Barthes a-t-il laissé derrière lui une école ?

D’une certaine manière, il a rendu impossible le fait d’être un disciple, parce qu’il a toujours pris soin de ne pas laisser de doctrine. Toute son œuvre est fondée sur un va-et-vient entre la théorisation et la déconstruction. Chaque nouveau texte vient déconstruire ce qui aurait pu être pris pour argent comptant dans le précédent. Et dans ses derniers ouvrages comme La Chambre claire, qui mêle réflexions sur la photographie et souvenirs de sa mère, son ton se fait si personnel, si intime, qu’il devient presque impossible de se l’approprier comme théorie. En ce sens, il ne peut pas y avoir de disciples qui adopteraient et transmettraient la « parole » de Barthes.

« Pour Barthes, la vie est réellement écriture »

Enfin, j’ajouterai qu’il est, à tous les sens du terme, un homme du livre, et non de la parole. Chacun de ses ouvrages tient par lui-même, avec un propos et une esthétique propre. Et chaque livre est si imprégné de la forme particulière que Barthes lui a choisie qu’il est impossible d’en extraire un message, un précepte ou un slogan. Elle invite au contraire à s’y plonger, toujours plus profondément.

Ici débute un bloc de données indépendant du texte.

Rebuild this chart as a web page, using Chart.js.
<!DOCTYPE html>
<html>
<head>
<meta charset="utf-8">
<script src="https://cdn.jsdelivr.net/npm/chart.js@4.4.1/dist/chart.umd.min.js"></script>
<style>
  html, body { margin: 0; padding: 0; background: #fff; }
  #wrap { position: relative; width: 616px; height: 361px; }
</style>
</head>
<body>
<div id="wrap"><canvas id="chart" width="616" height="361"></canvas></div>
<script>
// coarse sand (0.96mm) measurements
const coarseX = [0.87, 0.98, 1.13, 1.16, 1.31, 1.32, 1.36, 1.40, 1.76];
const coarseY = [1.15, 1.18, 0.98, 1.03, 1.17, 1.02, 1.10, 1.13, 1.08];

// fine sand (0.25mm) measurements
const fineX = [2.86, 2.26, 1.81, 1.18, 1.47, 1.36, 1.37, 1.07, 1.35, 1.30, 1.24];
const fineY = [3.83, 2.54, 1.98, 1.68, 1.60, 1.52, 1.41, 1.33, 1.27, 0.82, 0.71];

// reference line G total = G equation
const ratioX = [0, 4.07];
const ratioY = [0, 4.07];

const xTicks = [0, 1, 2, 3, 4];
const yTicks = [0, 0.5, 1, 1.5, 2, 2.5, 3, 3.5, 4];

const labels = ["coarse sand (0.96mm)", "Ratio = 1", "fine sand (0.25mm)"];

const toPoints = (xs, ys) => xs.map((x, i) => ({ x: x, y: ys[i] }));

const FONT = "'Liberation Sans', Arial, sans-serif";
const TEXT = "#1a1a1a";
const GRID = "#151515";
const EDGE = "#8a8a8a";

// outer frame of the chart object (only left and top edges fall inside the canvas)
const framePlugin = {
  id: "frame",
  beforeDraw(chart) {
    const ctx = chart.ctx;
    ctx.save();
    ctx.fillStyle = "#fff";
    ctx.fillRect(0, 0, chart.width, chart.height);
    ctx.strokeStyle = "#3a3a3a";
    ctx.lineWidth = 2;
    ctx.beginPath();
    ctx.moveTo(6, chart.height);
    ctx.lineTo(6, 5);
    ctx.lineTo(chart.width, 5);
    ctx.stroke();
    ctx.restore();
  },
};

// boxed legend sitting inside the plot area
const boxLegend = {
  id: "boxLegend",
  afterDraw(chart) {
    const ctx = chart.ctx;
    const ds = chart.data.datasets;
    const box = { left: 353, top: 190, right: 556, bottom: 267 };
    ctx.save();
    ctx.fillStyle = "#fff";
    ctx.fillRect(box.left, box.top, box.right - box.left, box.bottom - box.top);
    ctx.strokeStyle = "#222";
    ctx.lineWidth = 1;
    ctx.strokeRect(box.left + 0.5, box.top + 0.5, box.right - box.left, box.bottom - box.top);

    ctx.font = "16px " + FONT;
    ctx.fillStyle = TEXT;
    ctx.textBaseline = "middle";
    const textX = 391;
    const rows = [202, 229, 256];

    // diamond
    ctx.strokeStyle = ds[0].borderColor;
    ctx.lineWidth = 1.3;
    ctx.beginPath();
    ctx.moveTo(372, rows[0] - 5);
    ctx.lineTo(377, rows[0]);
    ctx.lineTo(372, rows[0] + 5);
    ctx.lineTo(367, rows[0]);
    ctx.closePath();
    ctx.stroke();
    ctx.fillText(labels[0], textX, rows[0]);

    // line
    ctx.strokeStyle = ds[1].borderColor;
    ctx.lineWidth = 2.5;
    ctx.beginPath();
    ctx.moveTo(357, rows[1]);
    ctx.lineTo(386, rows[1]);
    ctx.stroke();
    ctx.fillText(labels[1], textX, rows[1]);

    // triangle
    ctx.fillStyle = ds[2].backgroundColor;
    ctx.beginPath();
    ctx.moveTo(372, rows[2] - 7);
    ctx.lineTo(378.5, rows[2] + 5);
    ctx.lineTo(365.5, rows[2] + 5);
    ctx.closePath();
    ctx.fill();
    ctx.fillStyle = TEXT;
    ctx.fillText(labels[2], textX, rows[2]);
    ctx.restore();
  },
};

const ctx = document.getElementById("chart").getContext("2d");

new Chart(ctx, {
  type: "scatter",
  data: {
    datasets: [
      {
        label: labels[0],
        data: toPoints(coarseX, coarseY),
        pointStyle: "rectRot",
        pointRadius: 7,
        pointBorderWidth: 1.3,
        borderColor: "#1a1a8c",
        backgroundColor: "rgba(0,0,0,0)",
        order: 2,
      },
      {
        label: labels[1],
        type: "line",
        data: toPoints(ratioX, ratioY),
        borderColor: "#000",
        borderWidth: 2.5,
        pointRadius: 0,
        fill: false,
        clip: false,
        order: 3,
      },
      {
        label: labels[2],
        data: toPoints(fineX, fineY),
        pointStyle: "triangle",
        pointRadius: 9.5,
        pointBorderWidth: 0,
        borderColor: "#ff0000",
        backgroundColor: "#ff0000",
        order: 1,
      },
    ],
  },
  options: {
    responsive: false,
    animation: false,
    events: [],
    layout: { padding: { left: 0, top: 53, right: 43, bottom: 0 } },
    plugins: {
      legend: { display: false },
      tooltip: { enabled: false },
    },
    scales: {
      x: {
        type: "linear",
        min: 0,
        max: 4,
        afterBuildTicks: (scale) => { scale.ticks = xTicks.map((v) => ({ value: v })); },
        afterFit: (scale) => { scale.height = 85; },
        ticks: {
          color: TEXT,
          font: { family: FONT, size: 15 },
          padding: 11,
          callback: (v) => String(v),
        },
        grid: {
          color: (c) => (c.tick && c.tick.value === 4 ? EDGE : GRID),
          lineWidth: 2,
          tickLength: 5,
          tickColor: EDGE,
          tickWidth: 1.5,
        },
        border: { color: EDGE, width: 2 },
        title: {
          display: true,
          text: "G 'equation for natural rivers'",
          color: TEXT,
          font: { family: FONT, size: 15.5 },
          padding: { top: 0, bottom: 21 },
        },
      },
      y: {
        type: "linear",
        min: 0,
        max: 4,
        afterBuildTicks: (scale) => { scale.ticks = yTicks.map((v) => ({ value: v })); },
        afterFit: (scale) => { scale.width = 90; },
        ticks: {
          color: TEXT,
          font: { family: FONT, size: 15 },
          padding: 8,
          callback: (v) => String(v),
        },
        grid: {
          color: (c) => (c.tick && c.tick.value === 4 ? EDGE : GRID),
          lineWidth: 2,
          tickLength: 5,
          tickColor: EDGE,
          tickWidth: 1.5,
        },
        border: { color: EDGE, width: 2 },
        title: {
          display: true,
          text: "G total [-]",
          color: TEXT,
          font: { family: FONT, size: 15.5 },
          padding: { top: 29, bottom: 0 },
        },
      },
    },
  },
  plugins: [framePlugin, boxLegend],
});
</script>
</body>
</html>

La dimension formellement unique de chaque livre empêche son œuvre de devenir un catéchisme.

Dans quel livre nous conseillez-vous de nous plonger en premier ?

Je conseillerais volontiers L’Empire des signes. C’est un très beau livre illustré d’images soigneusement choisies par Barthes, et composé de manière très personnelle. Il est à la fois brillant et très accessible. On peut le lire comme un récit de voyage, et comme une bonne introduction à sa pensée.

Quelle facette de son œuvre vous a le plus touché ?

L’écriture. C’est le premier et le dernier mot de la vie de Barthes. L’écriture est pour lui à la fois une notion et une pratique. Le simple acte d’écrire entraîne tout derrière lui, et lui permet de surmonter tous les écueils idéologiques, tous les mensonges et tous les leurres. C’est là où quelque chose peut être sauvé, c’est ce qui porte la totalité de l’existence. Pour Barthes, la vie est réellement écriture.